The showman presented a taped segment from Miami’s Hialeah Race Track in which a four-person acrobatic troupe named the Nerveless Nocks swayed on one-hundred-foot poles while performing tricks—“One of them almost lost their life doing that,” Ed reported. The live broadcast resumed as Sullivan brought on comic Myron Cohen, whose routine was pure Borscht Belt. (“A priest, a minister, and a rabbi are playing cards …”)

When Ed reintroduced the Beatles for their final set, he attempted a joke based on their song titles. In two weeks, boxer Sonny Liston would face Cassius Clay (soon to change his name to Muhammad Ali). “Sonny Liston, some of these songs could fit you in your fight—one song is ‘From Me to You.’ And another one could fit Cassius, because that song is ‘I Want to Hold Your Hand.’ ” The attempt at humor fell like a dull thud, though the audience offered a polite chuckle. Then: “Ladies and gentlemen,
here are the Beatles!”

The energized quartet launched into an exuberant “I Saw Her Standing There,” in which John had to stoop to reach his too-low mike stand, but it didn’t seem to matter—the band was in rollicking good spirits, bouncing up and down as they strummed.

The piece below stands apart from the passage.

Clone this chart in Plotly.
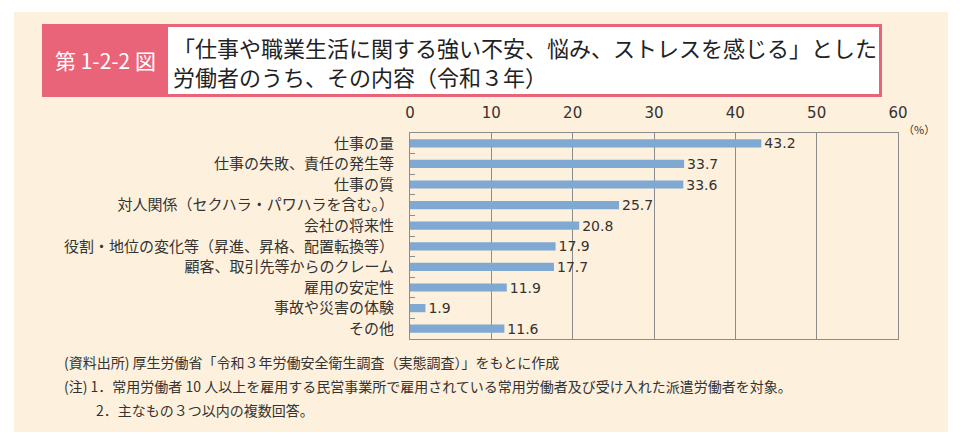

John and Paul howled in unison at the verse’s end to set up a guitar solo by George. They stopped just long enough for Paul to count off—“One! Two! Three!”—before jumping into a fast take of “From Me to You.” To introduce their last number, Paul made his own attempt at humor: “This is one that was recorded by our favorite American group, Sophie Tucker.” The audience didn’t get the cheeky humor; was an eighty-year-old vaudevillian really this rock ’n’ roller’s favorite band? (The joke went over well in England, where audiences understood that Paul meant that the large-sized Tucker was big enough to be called a group.) The crowd’s silent response was interrupted by a single man laughing, very loud, continuing to guffaw through the first guitar strums; it sounded like Sullivan, who doubtless found the notion amusing. Then the band delivered “I Want to Hold Your Hand” as a dose of fun-loving sunshine, galloping through verse and chorus like the tune was happiness itself.

As the audience wailed and cheered, the Beatles walked over to Ed, who told them—and here Ed was addressing older viewers at home: “Richard Rodgers, one of America’s greatest composers, wanted to congratulate you, and tell the four of you that he is one of your most rabid fans. And that goes for me, too. Let’s have a fine hand for these fellows!”

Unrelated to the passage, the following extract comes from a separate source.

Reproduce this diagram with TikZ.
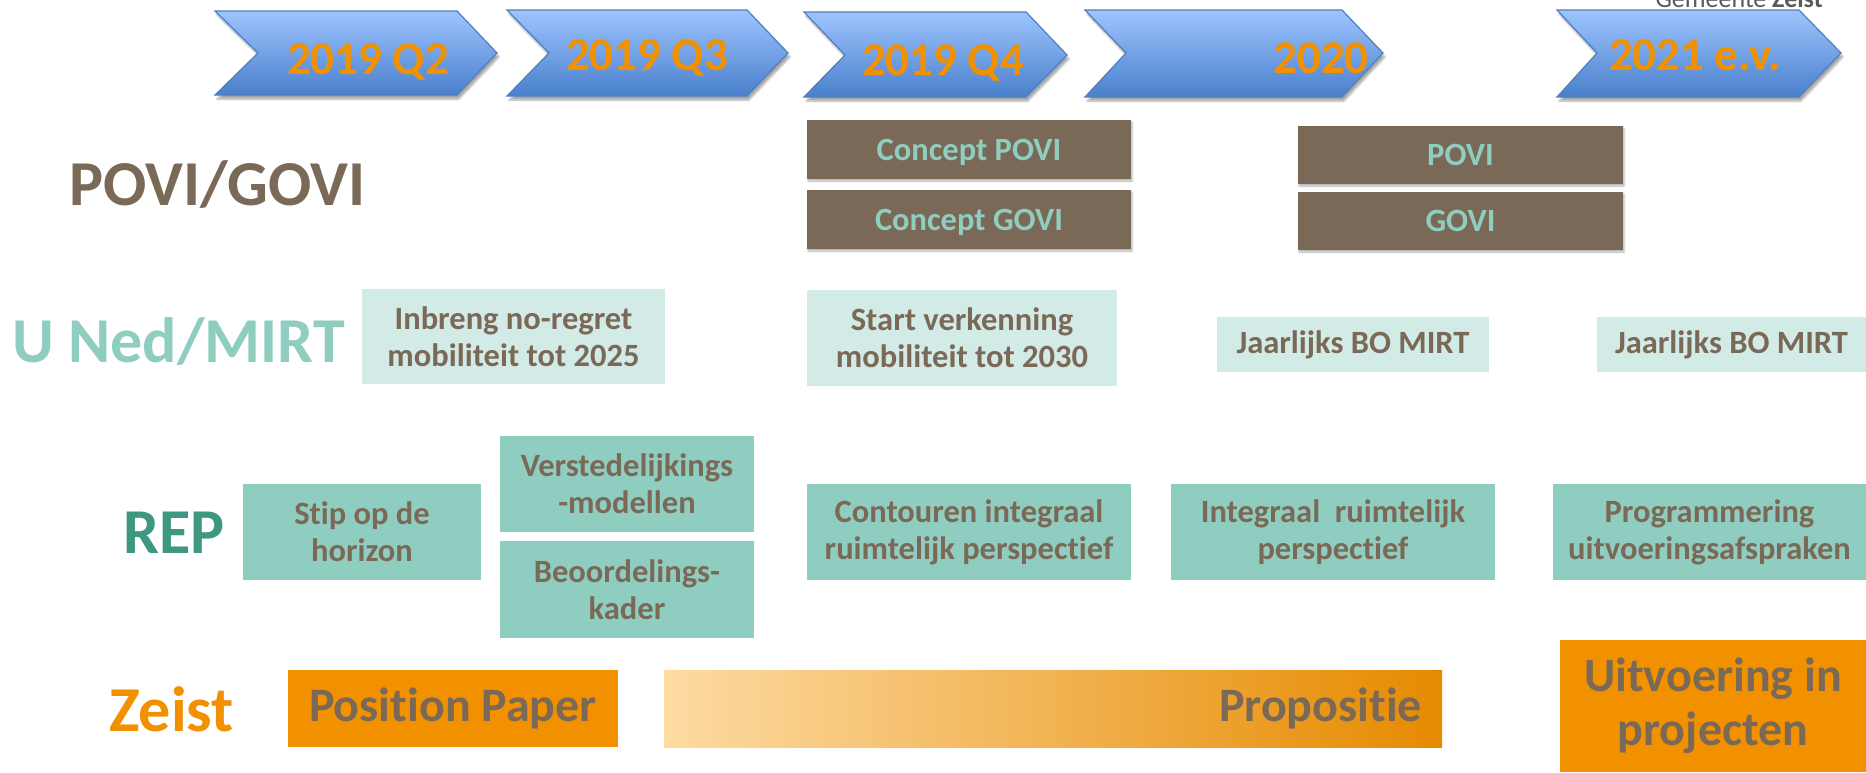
\documentclass[tikz,border=0pt]{standalone}
\usepackage{fontspec}
\setmainfont{Carlito}[Ligatures=NoCommon]
\usetikzlibrary{shadows.blur}
\definecolor{brownC}{HTML}{7B6957}
\definecolor{tealC}{HTML}{8FCDC0}
\definecolor{ltealC}{HTML}{D3EBE6}
\definecolor{repC}{HTML}{3F9782}
\definecolor{orangeC}{HTML}{F29100}
\definecolor{chevTop}{HTML}{9EC4FE}
\definecolor{chevBot}{HTML}{4980CC}
\definecolor{chevLine}{HTML}{4F7FBF}
\definecolor{propL}{HTML}{FDDBA3}
\definecolor{propR}{HTML}{E68A00}
\definecolor{greyC}{HTML}{595959}
\tikzset{
  chev/.style={draw=chevLine, line width=1.2pt, top color=chevTop, bottom color=chevBot,
    blur shadow={shadow xshift=2pt, shadow yshift=-4pt, shadow blur steps=6, shadow opacity=35}},
  chevtext/.style={text=orangeC, font=\bfseries\fontsize{47}{50}\selectfont, inner sep=0, anchor=base},
  rowlabel/.style={font=\bfseries\fontsize{64}{70}\selectfont, inner sep=0, anchor=base west},
  boxtxt/.style={font=\bfseries\fontsize{32.5}{37}\selectfont, align=center, inner sep=0},
  povibox/.style={boxtxt, fill=brownC, text=tealC, text height=21pt, text depth=0pt,
    blur shadow={shadow xshift=1pt, shadow yshift=-2pt, shadow blur steps=4, shadow opacity=30}},
  mirtbox/.style={boxtxt, fill=ltealC, text=brownC},
  repbox/.style={boxtxt, fill=tealC, text=brownC},
  zbox/.style={font=\bfseries\fontsize{48}{54}\selectfont, align=center, inner sep=0, fill=orangeC, text=brownC},
}
\begin{document}
\begin{tikzpicture}[x=1pt,y=-1pt]
\useasboundingbox (0,0) rectangle (1866,772);
% header text (cut off at top, as in the reference)
\node[inner sep=0, anchor=base east, text=greyC, font=\fontsize{26}{28}\selectfont] (gem) at (1823,7) {Gemeente \textbf{Zeist}};
% chevrons
\path[chev] (215,11) -- (457,11) -- (497,53) -- (457,95) -- (215,95) -- (258,53) -- cycle;
\path[chev] (507,10) -- (747,10) -- (788,53) -- (747,96) -- (507,96) -- (549,53) -- cycle;
\path[chev] (804,12) -- (1026,12) -- (1067,55) -- (1026,97) -- (804,97) -- (845,55) -- cycle;
\path[chev] (1085,10) -- (1342,10) -- (1383,53) -- (1342,97) -- (1085,97) -- (1126,53) -- cycle;
\path[chev] (1557,10) -- (1799,10) -- (1841,53) -- (1799,97) -- (1557,97) -- (1597,53) -- cycle;
\node[chevtext] (q2) at (368,74) {2019 Q2};
\node[chevtext] (q3) at (647,70) {2019 Q3};
\node[chevtext] (q4) at (943,75) {2019 Q4};
\node[chevtext] (y20) at (1321,73) {2020};
\node[chevtext] (y21) at (1695,70) {2021 e.v.};
% row labels
\node[rowlabel, text=brownC] (lpovi) at (69,205) {POVI/GOVI};
\node[rowlabel, text=tealC] (lmirt) at (12,362) {U Ned/MIRT};
\node[rowlabel, text=repC] (lrep) at (123,553) {REP};
\node[rowlabel, text=orangeC] (lzeist) at (109,731) {Zeist};
% POVI/GOVI
\node[povibox, minimum width=324, minimum height=59] (cpovi) at (969,149.5) {Concept POVI};
\node[povibox, minimum width=324, minimum height=59] (cgovi) at (969,219.5) {Concept GOVI};
\node[povibox, minimum width=325, minimum height=58] (povi) at (1460.5,155) {POVI};
\node[povibox, minimum width=325, minimum height=58] (govi) at (1460.5,221) {GOVI};
% U Ned / MIRT
\node[mirtbox, minimum width=303, minimum height=95] (inbreng) at (513.5,336.5) {Inbreng no-regret\\mobiliteit tot 2025};
\node[mirtbox, minimum width=310, minimum height=96] (start) at (962,338) {Start verkenning\\mobiliteit tot 2030};
\node[mirtbox, minimum width=272, minimum height=55] (bo1) at (1353,344.5) {Jaarlijks BO MIRT};
\node[mirtbox, minimum width=269, minimum height=55] (bo2) at (1731.5,344.5) {Jaarlijks BO MIRT};
% REP
\node[repbox, minimum width=238, minimum height=96] (stip) at (362,532) {Stip op de\\horizon};
\node[repbox, minimum width=254, minimum height=96] (verst) at (627,484) {Verstedelijkings\\-modellen};
\node[repbox, minimum width=254, minimum height=97] (beoord) at (627,589.5) {Beoordelings-\\kader};
\node[repbox, minimum width=324, minimum height=96] (cont) at (969,532) {Contouren integraal\\ruimtelijk perspectief};
\node[repbox, minimum width=324, minimum height=96] (integ) at (1333,532) {Integraal\ \ ruimtelijk\\perspectief};
\node[repbox, minimum width=313, minimum height=96] (progr) at (1709.5,532) {Programmering\\uitvoeringsafspraken};
% Zeist
\node[zbox, minimum width=330, minimum height=77] (pos) at (453,708.5) {Position Paper};
\node[zbox, fill=none, left color=propL, right color=propR, minimum height=77,
      text width=738, align=right, inner xsep=20] (prop) at (1053,708.5) {Propositie};
\node[zbox, minimum width=306, minimum height=132] (uitv) at (1713,706) {Uitvoering in\\projecten};
\end{tikzpicture}
\end{document}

A few days later, Ed and Bob Precht hosted a dinner for the Beatles and the staff, partially as a perk for the staff; their reward for working hard was an opportunity to mingle with the band. The musicians split up to sit at different tables, so all of the fifteen or so staff members had a chance to say hello. Over the course of the evening the crew found the foursome thoroughly charming. One of the secretaries remarked
that Ringo felt a touch of melancholy because, having enjoyed himself so profoundly on his first American trip, he observed, “
This was the best it was ever going to be—it could never get better than this.”

The Beatles on the Sullivan show, February 1964. Sullivan attempted to quiet the crowd, which was hardly possible. (CBS Photo Archive)

Ed had bestowed the Sullivan seal of approval on the new rock ’n’ roll sensation, and that, initially at least, appeared to be a safe bet. Within sixty days the Beatles held the top five spots on the
Billboard
Hot 100, with fourteen of their hits in the top one hundred chart positions, two feats that have never been topped. The band’s third Sullivan appearance on February 23 provided still another ratings jolt, though not as dramatic as the first two evenings. This third Beatles performance was taped the afternoon of their debut, and edited together with a show taped in front of a live audience to present the illusion of a live performance. Ed even recorded introductions suggesting the Beatles were live: “You know, we discussed it today, we’re all gonna miss them. They’re a nice bunch of kids.” (Additionally, in the spring of 1964, Ed flew to London to interview the Beatles on the set of
A Hard Day’s Night
,
and presented this segment during a May broadcast.) The publicity value of the Beatles appearances was incalculable, as legions of reporters and television crews trailed the band’s every move during their first American trip, with all the reports mentioning the Sullivan show. The Beatles broadcasts and the attendant tidal wave of publicity boosted
The Ed Sullivan Show
’s ratings enough to make it the 1963–64 television season’s eighth-ranked show.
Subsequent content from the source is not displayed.